Generalist robot adapts in real time: 99% success rate in manufacturing
Startup Generalist built a robot that works in manufacturing with 99% accuracy. The secret: the company collects data from inexpensive sensors on workers’ wrist

Robots on factory floors have worked like clockwork for years: learn the program, execute it perfectly a million times over. But reality is chaotic. Generalist startup promises to change that: their robot works with 99% accuracy even when everything goes off plan. The company was founded by a scientist from Google DeepMind, and Nvidia invested in it.
Why Old Robots Got Lost
Industrial robotic arms are perfect executors. Give them a program like "grab the part, screw in the bolt, put it in the box" — and they'll do it perfectly, without errors, a thousand times a day. The problem is that reality never matches the scenario.
The part lies at the wrong angle. A worker moved the table a few centimeters. An object ended up on the conveyor that's not in the program.
A robot programmed for specific coordinates and movements simply freezes or breaks expensive equipment trying to execute the instruction despite reality. This is the quiet crisis of the industry: robots are everywhere, but they only work in ideal factory conditions. Some wrench on the floor — and the entire automation stops.
Generalist's Solution: Learning from Humans
The company uses a simple but brilliant approach. They take cheap wearable sensors — inertial and motion sensors like fitness bracelets, but specialized for hands. They attach them to the wrists of regular workers.

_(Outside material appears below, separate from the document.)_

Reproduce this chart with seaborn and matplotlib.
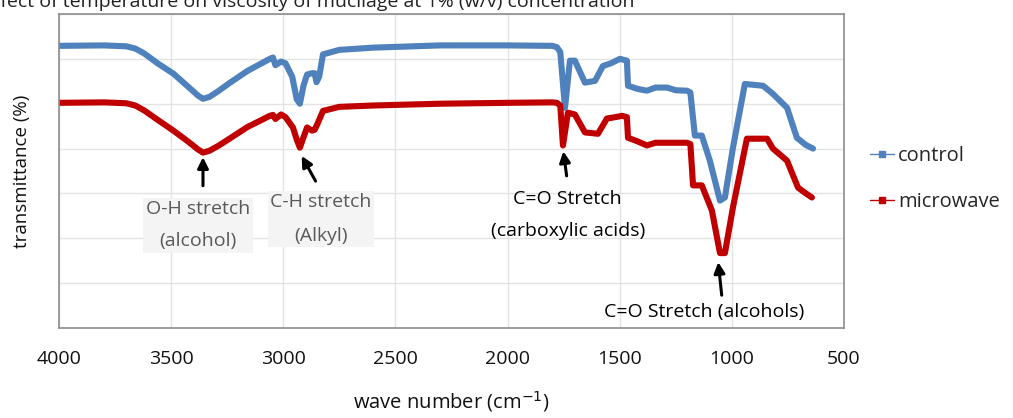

Those workers do their job as usual. The sensors don't record video or instructions — they capture the pure physics of actions. Every joint angle, every acceleration, every touch of an object.
A worker grabs a part at the right angle? The sensor recorded it. Need to adapt to a new object?
The sensor saw how the human did it. Over months, these sensors collect millions of hours of real movements. Then Generalist fine-tunes the robot's neural networks: this movement pattern means "I'm grabbing the part at an angle."
And this one — "I'm adapting to an obstacle." The robot starts not just copying a learned program, but reproducing the logic of action.
- Data is collected in real-world conditions, not in a lab
- Sensors are cheaper than installing cameras throughout the factory
- The robot learns to adapt through examples, not through programming
- 99% success is achieved even when the environment changes
What This Means
If this works at scale, the industry will completely re-equip. Cheap, universal robots will stand where rigid automation couldn't be used before. Small production runs, areas with frequent changes, places where flexibility is needed. For workers, this means a shift: less routine operations, more management, tuning, preparation.